▶ [Short exercise]:
Quote the full listing word for word.

#####

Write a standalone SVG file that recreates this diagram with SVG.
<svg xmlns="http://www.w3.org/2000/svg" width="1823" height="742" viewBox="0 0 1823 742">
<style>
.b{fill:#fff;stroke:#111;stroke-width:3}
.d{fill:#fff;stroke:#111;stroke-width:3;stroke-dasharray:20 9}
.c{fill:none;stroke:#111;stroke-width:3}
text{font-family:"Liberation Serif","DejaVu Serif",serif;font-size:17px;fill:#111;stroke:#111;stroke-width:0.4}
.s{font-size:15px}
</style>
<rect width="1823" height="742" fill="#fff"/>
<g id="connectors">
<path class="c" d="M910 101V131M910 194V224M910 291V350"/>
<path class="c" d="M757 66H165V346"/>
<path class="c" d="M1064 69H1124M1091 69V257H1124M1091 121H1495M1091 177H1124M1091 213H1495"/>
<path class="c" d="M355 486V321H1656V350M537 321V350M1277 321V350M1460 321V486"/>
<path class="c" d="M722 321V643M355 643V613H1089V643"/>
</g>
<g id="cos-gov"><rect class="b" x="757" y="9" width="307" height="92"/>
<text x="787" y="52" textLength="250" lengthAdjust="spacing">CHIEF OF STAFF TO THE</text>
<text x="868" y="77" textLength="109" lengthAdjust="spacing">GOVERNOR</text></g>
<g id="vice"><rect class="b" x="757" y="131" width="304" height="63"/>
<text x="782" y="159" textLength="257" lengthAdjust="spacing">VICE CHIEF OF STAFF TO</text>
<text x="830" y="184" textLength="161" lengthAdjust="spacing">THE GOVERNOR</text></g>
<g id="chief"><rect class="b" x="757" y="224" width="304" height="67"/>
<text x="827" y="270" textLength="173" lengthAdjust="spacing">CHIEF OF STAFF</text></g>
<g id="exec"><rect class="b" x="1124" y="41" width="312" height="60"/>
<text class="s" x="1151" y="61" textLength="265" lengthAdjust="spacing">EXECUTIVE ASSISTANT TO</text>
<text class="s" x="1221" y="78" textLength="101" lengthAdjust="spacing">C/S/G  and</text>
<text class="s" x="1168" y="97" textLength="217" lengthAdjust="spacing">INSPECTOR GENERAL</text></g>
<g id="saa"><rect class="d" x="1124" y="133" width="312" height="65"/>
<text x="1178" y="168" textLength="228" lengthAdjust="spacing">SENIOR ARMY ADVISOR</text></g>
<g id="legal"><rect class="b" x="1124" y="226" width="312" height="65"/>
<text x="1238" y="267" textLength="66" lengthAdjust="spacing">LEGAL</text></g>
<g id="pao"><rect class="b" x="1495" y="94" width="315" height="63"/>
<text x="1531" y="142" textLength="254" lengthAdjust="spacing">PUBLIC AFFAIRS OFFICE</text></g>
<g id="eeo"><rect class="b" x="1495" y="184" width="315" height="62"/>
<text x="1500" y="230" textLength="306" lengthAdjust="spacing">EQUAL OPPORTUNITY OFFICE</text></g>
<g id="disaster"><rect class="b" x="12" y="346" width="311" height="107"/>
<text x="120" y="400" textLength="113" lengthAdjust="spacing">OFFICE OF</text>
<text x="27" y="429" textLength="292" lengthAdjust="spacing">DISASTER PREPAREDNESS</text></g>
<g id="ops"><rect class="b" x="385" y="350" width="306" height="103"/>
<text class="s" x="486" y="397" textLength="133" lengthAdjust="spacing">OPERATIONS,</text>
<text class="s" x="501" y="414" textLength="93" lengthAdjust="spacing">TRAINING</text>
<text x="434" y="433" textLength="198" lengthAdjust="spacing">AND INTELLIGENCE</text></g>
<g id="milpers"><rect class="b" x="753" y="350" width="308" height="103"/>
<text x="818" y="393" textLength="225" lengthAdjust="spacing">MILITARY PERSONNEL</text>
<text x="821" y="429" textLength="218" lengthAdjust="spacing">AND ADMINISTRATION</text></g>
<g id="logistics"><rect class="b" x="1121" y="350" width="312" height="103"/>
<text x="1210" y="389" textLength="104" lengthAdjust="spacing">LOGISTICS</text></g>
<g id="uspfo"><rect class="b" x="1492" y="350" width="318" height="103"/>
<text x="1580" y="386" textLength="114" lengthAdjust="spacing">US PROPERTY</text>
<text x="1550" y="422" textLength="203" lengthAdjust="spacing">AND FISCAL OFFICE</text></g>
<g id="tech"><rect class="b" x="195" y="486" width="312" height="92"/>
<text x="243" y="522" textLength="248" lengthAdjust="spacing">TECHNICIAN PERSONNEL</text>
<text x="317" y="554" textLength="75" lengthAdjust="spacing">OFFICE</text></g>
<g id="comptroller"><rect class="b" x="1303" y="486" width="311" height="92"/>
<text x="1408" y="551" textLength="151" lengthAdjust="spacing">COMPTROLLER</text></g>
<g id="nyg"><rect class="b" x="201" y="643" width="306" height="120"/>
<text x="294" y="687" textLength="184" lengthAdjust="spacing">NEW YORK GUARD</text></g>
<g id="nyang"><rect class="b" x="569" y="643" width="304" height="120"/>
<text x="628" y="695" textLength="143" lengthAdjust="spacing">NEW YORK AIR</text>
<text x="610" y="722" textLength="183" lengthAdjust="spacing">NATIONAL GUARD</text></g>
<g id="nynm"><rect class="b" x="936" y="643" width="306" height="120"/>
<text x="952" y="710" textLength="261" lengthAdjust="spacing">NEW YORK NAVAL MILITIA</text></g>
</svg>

#####

▶ [Response to the task]:
Write a standalone SVG file that recreates this diagram with SVG.
<svg xmlns="http://www.w3.org/2000/svg" width="1823" height="742" viewBox="0 0 1823 742">
<style>
.b{fill:#fff;stroke:#111;stroke-width:3}
.d{fill:#fff;stroke:#111;stroke-width:3;stroke-dasharray:20 9}
.c{fill:none;stroke:#111;stroke-width:3}
text{font-family:"Liberation Serif","DejaVu Serif",serif;font-size:17px;fill:#111;stroke:#111;stroke-width:0.4}
.s{font-size:15px}
</style>
<rect width="1823" height="742" fill="#fff"/>
<g id="connectors">
<path class="c" d="M910 101V131M910 194V224M910 291V350"/>
<path class="c" d="M757 66H165V346"/>
<path class="c" d="M1064 69H1124M1091 69V257H1124M1091 121H1495M1091 177H1124M1091 213H1495"/>
<path class="c" d="M355 486V321H1656V350M537 321V350M1277 321V350M1460 321V486"/>
<path class="c" d="M722 321V643M355 643V613H1089V643"/>
</g>
<g id="cos-gov"><rect class="b" x="757" y="9" width="307" height="92"/>
<text x="787" y="52" textLength="250" lengthAdjust="spacing">CHIEF OF STAFF TO THE</text>
<text x="868" y="77" textLength="109" lengthAdjust="spacing">GOVERNOR</text></g>
<g id="vice"><rect class="b" x="757" y="131" width="304" height="63"/>
<text x="782" y="159" textLength="257" lengthAdjust="spacing">VICE CHIEF OF STAFF TO</text>
<text x="830" y="184" textLength="161" lengthAdjust="spacing">THE GOVERNOR</text></g>
<g id="chief"><rect class="b" x="757" y="224" width="304" height="67"/>
<text x="827" y="270" textLength="173" lengthAdjust="spacing">CHIEF OF STAFF</text></g>
<g id="exec"><rect class="b" x="1124" y="41" width="312" height="60"/>
<text class="s" x="1151" y="61" textLength="265" lengthAdjust="spacing">EXECUTIVE ASSISTANT TO</text>
<text class="s" x="1221" y="78" textLength="101" lengthAdjust="spacing">C/S/G  and</text>
<text class="s" x="1168" y="97" textLength="217" lengthAdjust="spacing">INSPECTOR GENERAL</text></g>
<g id="saa"><rect class="d" x="1124" y="133" width="312" height="65"/>
<text x="1178" y="168" textLength="228" lengthAdjust="spacing">SENIOR ARMY ADVISOR</text></g>
<g id="legal"><rect class="b" x="1124" y="226" width="312" height="65"/>
<text x="1238" y="267" textLength="66" lengthAdjust="spacing">LEGAL</text></g>
<g id="pao"><rect class="b" x="1495" y="94" width="315" height="63"/>
<text x="1531" y="142" textLength="254" lengthAdjust="spacing">PUBLIC AFFAIRS OFFICE</text></g>
<g id="eeo"><rect class="b" x="1495" y="184" width="315" height="62"/>
<text x="1500" y="230" textLength="306" lengthAdjust="spacing">EQUAL OPPORTUNITY OFFICE</text></g>
<g id="disaster"><rect class="b" x="12" y="346" width="311" height="107"/>
<text x="120" y="400" textLength="113" lengthAdjust="spacing">OFFICE OF</text>
<text x="27" y="429" textLength="292" lengthAdjust="spacing">DISASTER PREPAREDNESS</text></g>
<g id="ops"><rect class="b" x="385" y="350" width="306" height="103"/>
<text class="s" x="486" y="397" textLength="133" lengthAdjust="spacing">OPERATIONS,</text>
<text class="s" x="501" y="414" textLength="93" lengthAdjust="spacing">TRAINING</text>
<text x="434" y="433" textLength="198" lengthAdjust="spacing">AND INTELLIGENCE</text></g>
<g id="milpers"><rect class="b" x="753" y="350" width="308" height="103"/>
<text x="818" y="393" textLength="225" lengthAdjust="spacing">MILITARY PERSONNEL</text>
<text x="821" y="429" textLength="218" lengthAdjust="spacing">AND ADMINISTRATION</text></g>
<g id="logistics"><rect class="b" x="1121" y="350" width="312" height="103"/>
<text x="1210" y="389" textLength="104" lengthAdjust="spacing">LOGISTICS</text></g>
<g id="uspfo"><rect class="b" x="1492" y="350" width="318" height="103"/>
<text x="1580" y="386" textLength="114" lengthAdjust="spacing">US PROPERTY</text>
<text x="1550" y="422" textLength="203" lengthAdjust="spacing">AND FISCAL OFFICE</text></g>
<g id="tech"><rect class="b" x="195" y="486" width="312" height="92"/>
<text x="243" y="522" textLength="248" lengthAdjust="spacing">TECHNICIAN PERSONNEL</text>
<text x="317" y="554" textLength="75" lengthAdjust="spacing">OFFICE</text></g>
<g id="comptroller"><rect class="b" x="1303" y="486" width="311" height="92"/>
<text x="1408" y="551" textLength="151" lengthAdjust="spacing">COMPTROLLER</text></g>
<g id="nyg"><rect class="b" x="201" y="643" width="306" height="120"/>
<text x="294" y="687" textLength="184" lengthAdjust="spacing">NEW YORK GUARD</text></g>
<g id="nyang"><rect class="b" x="569" y="643" width="304" height="120"/>
<text x="628" y="695" textLength="143" lengthAdjust="spacing">NEW YORK AIR</text>
<text x="610" y="722" textLength="183" lengthAdjust="spacing">NATIONAL GUARD</text></g>
<g id="nynm"><rect class="b" x="936" y="643" width="306" height="120"/>
<text x="952" y="710" textLength="261" lengthAdjust="spacing">NEW YORK NAVAL MILITIA</text></g>
</svg>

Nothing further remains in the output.